Return the lines below exactly, from the first line to the line that contains "(0,0) rectangle (17.43,-8.38);". Leave out pictures.

** START OF DATA LINES **

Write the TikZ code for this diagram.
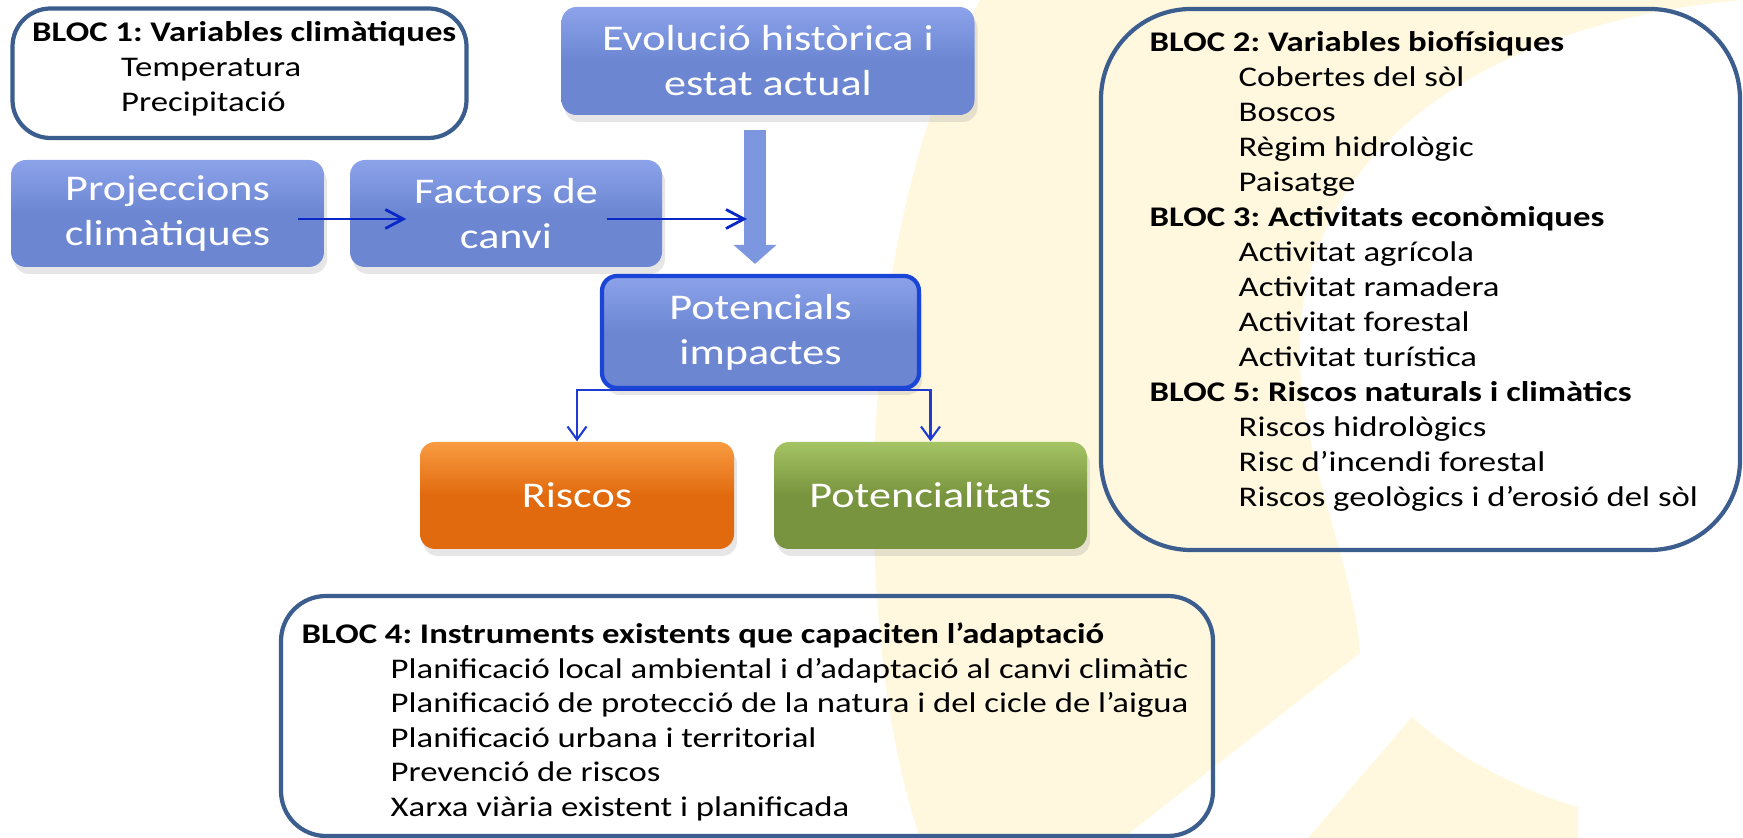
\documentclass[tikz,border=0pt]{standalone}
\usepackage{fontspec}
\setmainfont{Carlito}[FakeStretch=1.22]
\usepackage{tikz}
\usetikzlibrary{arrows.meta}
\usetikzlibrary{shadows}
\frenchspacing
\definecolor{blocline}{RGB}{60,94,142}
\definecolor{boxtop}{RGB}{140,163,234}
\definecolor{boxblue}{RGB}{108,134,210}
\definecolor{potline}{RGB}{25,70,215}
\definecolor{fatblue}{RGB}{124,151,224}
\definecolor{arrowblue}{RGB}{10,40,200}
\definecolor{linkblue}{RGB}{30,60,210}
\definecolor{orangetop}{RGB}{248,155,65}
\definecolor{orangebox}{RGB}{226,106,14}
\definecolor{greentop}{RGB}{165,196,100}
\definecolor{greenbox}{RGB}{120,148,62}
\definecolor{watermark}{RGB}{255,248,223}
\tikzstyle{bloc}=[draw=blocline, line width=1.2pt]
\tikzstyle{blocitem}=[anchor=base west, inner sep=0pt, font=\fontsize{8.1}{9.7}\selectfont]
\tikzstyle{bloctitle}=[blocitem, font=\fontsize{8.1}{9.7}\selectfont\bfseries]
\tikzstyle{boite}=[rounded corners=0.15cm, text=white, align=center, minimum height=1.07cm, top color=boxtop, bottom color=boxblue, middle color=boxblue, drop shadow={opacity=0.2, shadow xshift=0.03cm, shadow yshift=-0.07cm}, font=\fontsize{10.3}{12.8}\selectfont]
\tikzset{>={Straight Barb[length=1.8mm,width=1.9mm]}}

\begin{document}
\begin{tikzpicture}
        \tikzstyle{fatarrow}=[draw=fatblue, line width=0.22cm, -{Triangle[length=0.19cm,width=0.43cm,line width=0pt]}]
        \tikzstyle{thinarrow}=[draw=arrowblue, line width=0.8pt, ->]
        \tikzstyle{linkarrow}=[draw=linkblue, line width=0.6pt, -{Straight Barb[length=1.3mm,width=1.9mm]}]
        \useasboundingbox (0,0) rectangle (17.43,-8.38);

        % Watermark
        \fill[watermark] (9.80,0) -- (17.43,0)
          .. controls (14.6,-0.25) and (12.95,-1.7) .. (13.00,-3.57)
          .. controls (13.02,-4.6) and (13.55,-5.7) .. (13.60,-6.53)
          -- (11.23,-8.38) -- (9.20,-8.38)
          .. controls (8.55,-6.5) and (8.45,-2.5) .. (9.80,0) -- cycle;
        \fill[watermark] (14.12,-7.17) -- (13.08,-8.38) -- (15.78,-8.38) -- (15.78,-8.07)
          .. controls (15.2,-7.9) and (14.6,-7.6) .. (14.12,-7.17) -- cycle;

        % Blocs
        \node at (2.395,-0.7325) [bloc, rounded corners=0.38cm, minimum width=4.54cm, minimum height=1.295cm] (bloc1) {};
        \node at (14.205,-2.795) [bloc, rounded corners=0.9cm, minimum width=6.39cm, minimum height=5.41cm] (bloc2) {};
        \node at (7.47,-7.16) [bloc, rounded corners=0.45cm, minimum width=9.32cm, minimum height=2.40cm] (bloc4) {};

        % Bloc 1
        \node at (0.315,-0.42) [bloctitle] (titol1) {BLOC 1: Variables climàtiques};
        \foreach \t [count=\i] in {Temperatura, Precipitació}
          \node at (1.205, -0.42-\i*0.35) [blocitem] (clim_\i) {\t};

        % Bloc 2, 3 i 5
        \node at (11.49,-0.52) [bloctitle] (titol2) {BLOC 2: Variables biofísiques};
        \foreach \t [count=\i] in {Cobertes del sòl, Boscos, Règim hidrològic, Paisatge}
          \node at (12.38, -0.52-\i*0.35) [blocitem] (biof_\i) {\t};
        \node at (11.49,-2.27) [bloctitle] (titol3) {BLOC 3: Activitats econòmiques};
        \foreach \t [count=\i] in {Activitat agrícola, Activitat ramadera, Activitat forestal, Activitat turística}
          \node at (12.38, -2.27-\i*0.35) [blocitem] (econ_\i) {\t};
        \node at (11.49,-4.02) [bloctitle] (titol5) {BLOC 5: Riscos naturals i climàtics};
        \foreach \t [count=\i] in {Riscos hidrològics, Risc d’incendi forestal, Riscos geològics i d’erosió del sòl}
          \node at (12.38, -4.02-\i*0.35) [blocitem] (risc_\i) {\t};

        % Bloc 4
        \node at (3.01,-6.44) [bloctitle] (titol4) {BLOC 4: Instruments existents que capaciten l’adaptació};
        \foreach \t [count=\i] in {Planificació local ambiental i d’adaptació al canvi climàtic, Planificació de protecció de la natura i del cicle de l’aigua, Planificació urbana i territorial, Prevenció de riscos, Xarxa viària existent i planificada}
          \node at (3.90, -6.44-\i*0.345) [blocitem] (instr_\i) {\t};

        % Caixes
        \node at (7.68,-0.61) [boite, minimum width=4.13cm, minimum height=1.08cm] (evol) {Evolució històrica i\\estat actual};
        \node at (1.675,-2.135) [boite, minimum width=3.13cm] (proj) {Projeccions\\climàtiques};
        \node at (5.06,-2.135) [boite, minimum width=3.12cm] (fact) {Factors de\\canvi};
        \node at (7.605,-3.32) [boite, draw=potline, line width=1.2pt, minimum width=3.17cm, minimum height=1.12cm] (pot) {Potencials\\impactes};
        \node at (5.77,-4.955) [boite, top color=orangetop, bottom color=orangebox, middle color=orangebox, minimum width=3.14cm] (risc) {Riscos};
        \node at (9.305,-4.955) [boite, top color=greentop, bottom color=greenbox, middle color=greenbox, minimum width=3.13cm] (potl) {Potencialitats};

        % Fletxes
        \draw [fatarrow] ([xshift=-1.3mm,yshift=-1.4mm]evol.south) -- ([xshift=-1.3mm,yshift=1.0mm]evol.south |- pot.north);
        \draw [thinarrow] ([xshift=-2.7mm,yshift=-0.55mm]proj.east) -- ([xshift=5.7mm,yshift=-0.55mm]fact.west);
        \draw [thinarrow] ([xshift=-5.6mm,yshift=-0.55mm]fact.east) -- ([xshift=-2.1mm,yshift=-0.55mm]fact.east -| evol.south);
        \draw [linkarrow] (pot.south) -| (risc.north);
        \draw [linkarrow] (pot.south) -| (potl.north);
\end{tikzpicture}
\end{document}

** END OF DATA LINES **

TASK OUTPUT |
Write the TikZ code for this diagram.
\documentclass[tikz,border=0pt]{standalone}
\usepackage{fontspec}
\setmainfont{Carlito}[FakeStretch=1.22]
\usepackage{tikz}
\usetikzlibrary{arrows.meta}
\usetikzlibrary{shadows}
\frenchspacing
\definecolor{blocline}{RGB}{60,94,142}
\definecolor{boxtop}{RGB}{140,163,234}
\definecolor{boxblue}{RGB}{108,134,210}
\definecolor{potline}{RGB}{25,70,215}
\definecolor{fatblue}{RGB}{124,151,224}
\definecolor{arrowblue}{RGB}{10,40,200}
\definecolor{linkblue}{RGB}{30,60,210}
\definecolor{orangetop}{RGB}{248,155,65}
\definecolor{orangebox}{RGB}{226,106,14}
\definecolor{greentop}{RGB}{165,196,100}
\definecolor{greenbox}{RGB}{120,148,62}
\definecolor{watermark}{RGB}{255,248,223}
\tikzstyle{bloc}=[draw=blocline, line width=1.2pt]
\tikzstyle{blocitem}=[anchor=base west, inner sep=0pt, font=\fontsize{8.1}{9.7}\selectfont]
\tikzstyle{bloctitle}=[blocitem, font=\fontsize{8.1}{9.7}\selectfont\bfseries]
\tikzstyle{boite}=[rounded corners=0.15cm, text=white, align=center, minimum height=1.07cm, top color=boxtop, bottom color=boxblue, middle color=boxblue, drop shadow={opacity=0.2, shadow xshift=0.03cm, shadow yshift=-0.07cm}, font=\fontsize{10.3}{12.8}\selectfont]
\tikzset{>={Straight Barb[length=1.8mm,width=1.9mm]}}

\begin{document}
\begin{tikzpicture}
        \tikzstyle{fatarrow}=[draw=fatblue, line width=0.22cm, -{Triangle[length=0.19cm,width=0.43cm,line width=0pt]}]
        \tikzstyle{thinarrow}=[draw=arrowblue, line width=0.8pt, ->]
        \tikzstyle{linkarrow}=[draw=linkblue, line width=0.6pt, -{Straight Barb[length=1.3mm,width=1.9mm]}]
        \useasboundingbox (0,0) rectangle (17.43,-8.38);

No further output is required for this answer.